Identify every line in the records below that contains the word "this", and copy each of those lines.

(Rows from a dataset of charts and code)

------------------------

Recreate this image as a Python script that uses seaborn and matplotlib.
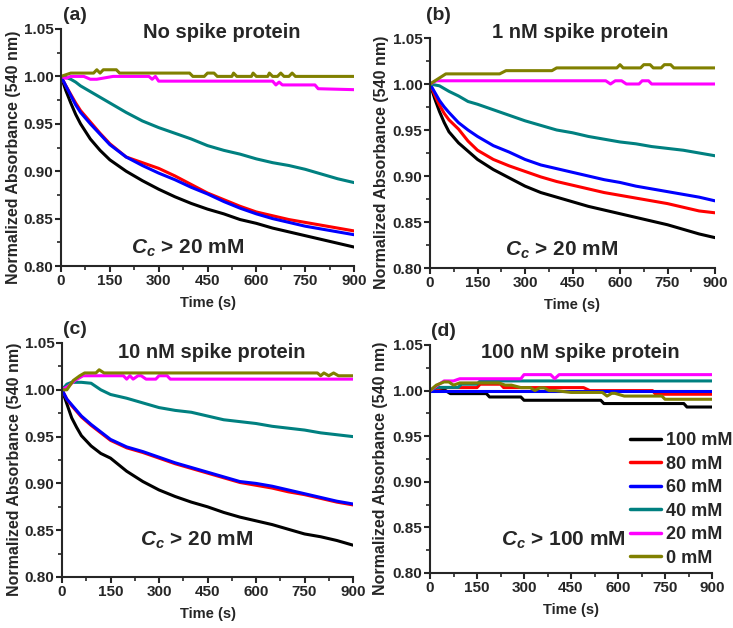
import pandas as pd
import matplotlib.pyplot as plt
import seaborn as sns
from matplotlib.ticker import MultipleLocator, FormatStrFormatter

# common time grid (s) for the decaying curves
t_grid = [0, 15, 30, 45, 60, 90, 120, 150, 200, 250, 300, 350, 400, 450,
          500, 550, 600, 650, 700, 750, 800, 850, 900]

# (a) no spike protein
a_100 = [1.000, 0.985, 0.972, 0.960, 0.950, 0.934, 0.922, 0.912, 0.900, 0.890, 0.881, 0.873,
         0.866, 0.860, 0.855, 0.849, 0.845, 0.840, 0.836, 0.832, 0.828, 0.824, 0.820]
a_80 = [1.000, 0.990, 0.981, 0.972, 0.964, 0.952, 0.940, 0.929, 0.915, 0.909, 0.903, 0.895,
        0.886, 0.877, 0.870, 0.863, 0.857, 0.853, 0.849, 0.846, 0.843, 0.840, 0.837]
a_60 = [1.000, 0.990, 0.980, 0.970, 0.962, 0.950, 0.939, 0.928, 0.915, 0.906, 0.898, 0.891,
        0.883, 0.876, 0.868, 0.861, 0.855, 0.850, 0.846, 0.842, 0.839, 0.836, 0.833]
a_40 = [1.000, 0.999, 0.997, 0.994, 0.990, 0.984, 0.978, 0.972, 0.962, 0.953, 0.946, 0.940,
        0.934, 0.927, 0.922, 0.918, 0.913, 0.909, 0.906, 0.902, 0.897, 0.892, 0.888]
t_a_20 = [0, 15, 30, 70, 90, 110, 160, 270, 280, 290, 300, 650, 660, 670, 680, 780, 790, 900]
a_20 = [1.0, 0.998, 1.0, 1.0, 0.997, 0.997, 1.0, 1.0, 0.997, 1.0, 0.995, 0.995, 0.991,
        0.994, 0.991, 0.991, 0.987, 0.986]
t_a_0 = [0, 30, 100, 110, 120, 130, 170, 180, 395, 405, 440, 450, 470, 480, 525, 530, 540,
         585, 590, 600, 635, 640, 650, 665, 675, 685, 700, 710, 720, 900]
a_0 = [1.0, 1.0035, 1.0035, 1.007, 1.0035, 1.007, 1.007, 1.0035, 1.0035, 1.0, 1.0, 1.0035,
       1.0035, 1.0, 1.0, 1.0035, 1.0, 1.0, 1.0035, 1.0, 1.0, 1.0035, 1.0, 1.0, 1.0035, 1.0,
       1.0, 1.0035, 1.0, 1.0]

# (b) 1 nM spike protein
b_100 = [1.000, 0.984, 0.970, 0.958, 0.948, 0.936, 0.927, 0.918, 0.907, 0.898, 0.889, 0.882,
         0.877, 0.872, 0.867, 0.863, 0.859, 0.855, 0.851, 0.847, 0.842, 0.837, 0.833]
b_80 = [1.000, 0.988, 0.977, 0.968, 0.961, 0.951, 0.938, 0.928, 0.918, 0.911, 0.905, 0.899,
        0.894, 0.890, 0.886, 0.882, 0.879, 0.876, 0.873, 0.870, 0.866, 0.862, 0.860]
b_60 = [1.000, 0.991, 0.982, 0.975, 0.969, 0.958, 0.950, 0.943, 0.933, 0.926, 0.918, 0.912,
        0.908, 0.904, 0.900, 0.896, 0.893, 0.889, 0.886, 0.883, 0.880, 0.877, 0.873]
b_40 = [1.000, 0.999, 0.998, 0.995, 0.992, 0.987, 0.981, 0.978, 0.972, 0.966, 0.960, 0.955,
        0.950, 0.947, 0.943, 0.940, 0.937, 0.935, 0.932, 0.930, 0.928, 0.925, 0.922]
t_b_20 = [0, 20, 555, 570, 585, 605, 620, 660, 670, 690, 700, 900]
b_20 = [1.0, 1.0035, 1.0035, 1.0, 1.0035, 1.0035, 1.0, 1.0, 1.0035, 1.0035, 1.0, 1.0]
t_b_0 = [0, 50, 220, 240, 385, 400, 590, 600, 610, 665, 675, 695, 705, 730, 740, 760, 770, 900]
b_0 = [1.0, 1.011, 1.011, 1.0145, 1.0145, 1.0175, 1.0175, 1.021, 1.0175, 1.0175, 1.021,
       1.021, 1.0175, 1.0175, 1.021, 1.021, 1.0175, 1.0175]

# (c) 10 nM spike protein
c_100 = [1.000, 0.985, 0.970, 0.960, 0.951, 0.940, 0.932, 0.927, 0.913, 0.902, 0.893, 0.886,
         0.880, 0.875, 0.869, 0.864, 0.860, 0.856, 0.851, 0.846, 0.843, 0.839, 0.834]
c_80 = [1.000, 0.990, 0.983, 0.977, 0.971, 0.962, 0.954, 0.946, 0.938, 0.933, 0.927, 0.921,
        0.916, 0.911, 0.906, 0.901, 0.898, 0.895, 0.891, 0.888, 0.884, 0.880, 0.877]
c_60 = [1.000, 0.990, 0.984, 0.978, 0.972, 0.963, 0.955, 0.947, 0.939, 0.934, 0.928, 0.922,
        0.917, 0.912, 0.907, 0.902, 0.900, 0.897, 0.893, 0.889, 0.885, 0.881, 0.878]
c_40 = [1.000, 1.006, 1.008, 1.008, 1.008, 1.007, 1.000, 0.995, 0.991, 0.986, 0.981, 0.978,
        0.976, 0.972, 0.968, 0.966, 0.964, 0.961, 0.959, 0.957, 0.954, 0.952, 0.950]
t_c_20 = [0, 20, 40, 65, 190, 200, 210, 220, 235, 245, 260, 290, 300, 325, 335, 900]
c_20 = [1.0, 1.004, 1.010, 1.015, 1.015, 1.0114, 1.015, 1.0114, 1.015, 1.015, 1.0114,
        1.0114, 1.015, 1.015, 1.0114, 1.0114]
t_c_0 = [0, 15, 35, 55, 70, 105, 115, 130, 790, 800, 810, 825, 840, 855, 900]
c_0 = [1.0, 1.0, 1.010, 1.015, 1.018, 1.018, 1.0214, 1.018, 1.018, 1.015, 1.018, 1.015,
       1.018, 1.015, 1.015]

# (d) 100 nM spike protein
t_d_100 = [0, 50, 65, 180, 190, 290, 300, 545, 555, 810, 820, 900]
d_100 = [1.0, 1.0, 0.9967, 0.9967, 0.993, 0.993, 0.9894, 0.9894, 0.9858, 0.9858, 0.982, 0.982]
t_d_80 = [0, 40, 150, 160, 225, 235, 490, 510, 710, 720, 900]
d_80 = [1.0, 1.0033, 1.0033, 1.007, 1.007, 1.0033, 1.0033, 1.0, 1.0, 0.996, 0.996]
t_d_60 = [0, 450, 900]
d_60 = [1.0, 1.0, 1.0]
t_d_40 = [0, 20, 90, 100, 150, 160, 900]
d_40 = [1.0, 1.0035, 1.0035, 1.007, 1.007, 1.0106, 1.0106]
t_d_20 = [0, 20, 45, 75, 95, 290, 300, 385, 398, 412, 900]
d_20 = [1.0, 1.005, 1.0106, 1.0106, 1.013, 1.013, 1.0175, 1.0175, 1.013, 1.0175, 1.0175]
t_d_0 = [0, 20, 45, 60, 75, 95, 220, 240, 260, 290, 320, 335, 350, 365, 380, 400, 450, 550,
         565, 580, 590, 620, 740, 750, 900]
d_0 = [1.0, 1.006, 1.0095, 1.0095, 1.006, 1.0084, 1.0084, 1.006, 1.006, 1.0033, 1.0033, 1.0,
       1.003, 1.003, 1.0, 1.0, 0.998, 0.998, 0.994, 0.997, 0.997, 0.994, 0.994, 0.9905, 0.9905]

conc_labels = ['100 mM', '80 mM', '60 mM', '40 mM', '20 mM', '0 mM']
conc_colors = ['#000000', '#FF0000', '#0000FF', '#008080', '#FF00FF', '#808000']
palette = dict(zip(conc_labels, conc_colors))

panel_series = {
    'a': [(t_grid, a_100), (t_grid, a_80), (t_grid, a_60), (t_grid, a_40), (t_a_20, a_20), (t_a_0, a_0)],
    'b': [(t_grid, b_100), (t_grid, b_80), (t_grid, b_60), (t_grid, b_40), (t_b_20, b_20), (t_b_0, b_0)],
    'c': [(t_grid, c_100), (t_grid, c_80), (t_grid, c_60), (t_grid, c_40), (t_c_20, c_20), (t_c_0, c_0)],
    'd': [(t_d_100, d_100), (t_d_80, d_80), (t_d_60, d_60), (t_d_40, d_40), (t_d_20, d_20), (t_d_0, d_0)],
}
panel_titles = {'a': 'No spike protein', 'b': '1 nM spike protein',
                'c': '10 nM spike protein', 'd': '100 nM spike protein'}
panel_notes = {'a': r'$C_c$ > 20 mM', 'b': r'$C_c$ > 20 mM',
               'c': r'$C_c$ > 20 mM', 'd': r'$C_c$ > 100 mM'}

rows = []
for key, series in panel_series.items():
    for label, (ts, vs) in zip(conc_labels, series):
        for t, v in zip(ts, vs):
            rows.append({'panel': key, 'Time': t, 'Abs': v, 'Conc': label})
df = pd.DataFrame(rows)

sns.set_theme(style="ticks")
plt.rcParams.update({
    'font.family': ['Liberation Sans', 'DejaVu Sans'],
    'font.weight': 'bold',
    'axes.labelweight': 'bold',
    'mathtext.fontset': 'custom',
    'mathtext.it': 'Liberation Sans:italic:bold',
    'mathtext.rm': 'Liberation Sans:bold',
    'axes.linewidth': 1.5,
})

fig = plt.figure(figsize=(7.33, 6.28), dpi=100)

W, H = 733, 628
# axes boxes in pixels: left, top, right, bottom
boxes = {'a': (61, 29, 354, 266), 'b': (430, 38, 715, 268),
         'c': (62, 343, 353, 577), 'd': (430, 345, 712, 573)}
# right edge (px) of the rotated y label
ylab_x = {'a': 21, 'b': 389, 'c': 22, 'd': 388}
# panel letter, title and note positions in pixels (x, y)
letter_pos = {'a': (63, 15), 'b': (426, 15), 'c': (63, 330), 'd': (431, 332)}
title_pos = {'a': (222, 33), 'b': (580, 33), 'c': (212, 352), 'd': (580, 352)}
note_pos = {'a': (188, 248), 'b': (562, 250), 'c': (197, 540), 'd': (563, 540)}

for key in ['a', 'b', 'c', 'd']:
    l, t, r, b = boxes[key]
    ax = fig.add_axes([l / W, 1 - b / H, (r - l) / W, (b - t) / H])
    sns.lineplot(data=df[df['panel'] == key], x='Time', y='Abs', hue='Conc',
                 hue_order=conc_labels, palette=palette, estimator=None,
                 linewidth=2.2, ax=ax, legend=(key == 'd'))
    ax.set_xlim(0, 900)
    ax.set_ylim(0.80, 1.05)
    ax.xaxis.set_major_locator(MultipleLocator(150))
    ax.xaxis.set_minor_locator(MultipleLocator(75))
    ax.yaxis.set_major_locator(MultipleLocator(0.05))
    ax.yaxis.set_minor_locator(MultipleLocator(0.025))
    ax.yaxis.set_major_formatter(FormatStrFormatter('%.2f'))
    ax.tick_params(which='major', direction='out', length=4.5, width=1.5, labelsize=11, pad=1)
    ax.tick_params(which='minor', direction='out', length=3, width=1.2)
    for lab in ax.get_xticklabels() + ax.get_yticklabels():
        lab.set_fontweight('bold')
    sns.despine(ax=ax)
    ax.set_xlabel('Time (s)', fontsize=10.5, fontweight='bold')
    ax.set_ylabel('Normalized Absorbance (540 nm)', fontsize=11.5, fontweight='bold')
    ax.xaxis.set_label_coords(0.5, -30 / (b - t))
    ax.yaxis.set_label_coords((ylab_x[key] - l) / (r - l), 0.46)

    lx, ly = letter_pos[key]
    fig.text(lx / W, 1 - ly / H, '(' + key + ')', fontsize=14, fontweight='bold',
             ha='left', va='center')
    tx, ty = title_pos[key]
    fig.text(tx / W, 1 - ty / H, panel_titles[key], fontsize=14.5, fontweight='bold',
             ha='center', va='center')
    nx, ny = note_pos[key]
    fig.text(nx / W, 1 - ny / H, panel_notes[key], fontsize=15, fontweight='bold',
             ha='center', va='center')

    if key == 'd':
        handles, labels = ax.get_legend_handles_labels()
        for h in handles:
            h.set_linewidth(2.5)
        ax.legend(handles, labels, loc='upper left', frameon=False,
                  bbox_to_anchor=(623 / W, 1 - 425 / H), bbox_transform=fig.transFigure,
                  prop={'size': 13, 'weight': 'bold'}, handlelength=1.7,
                  handletextpad=0.3, labelspacing=0.36, borderaxespad=0)

fig.savefig('out.png', dpi=100)
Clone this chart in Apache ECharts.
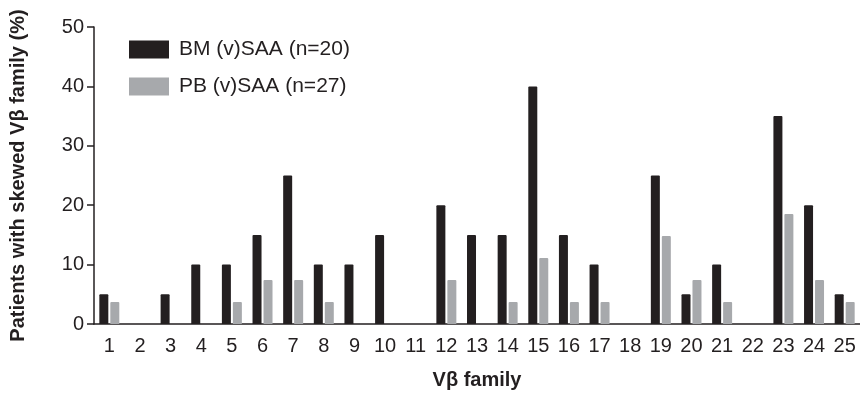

------------------------

- **Full answer**
Recreate this image as a Python script that uses seaborn and matplotlib.
Clone this chart in Apache ECharts.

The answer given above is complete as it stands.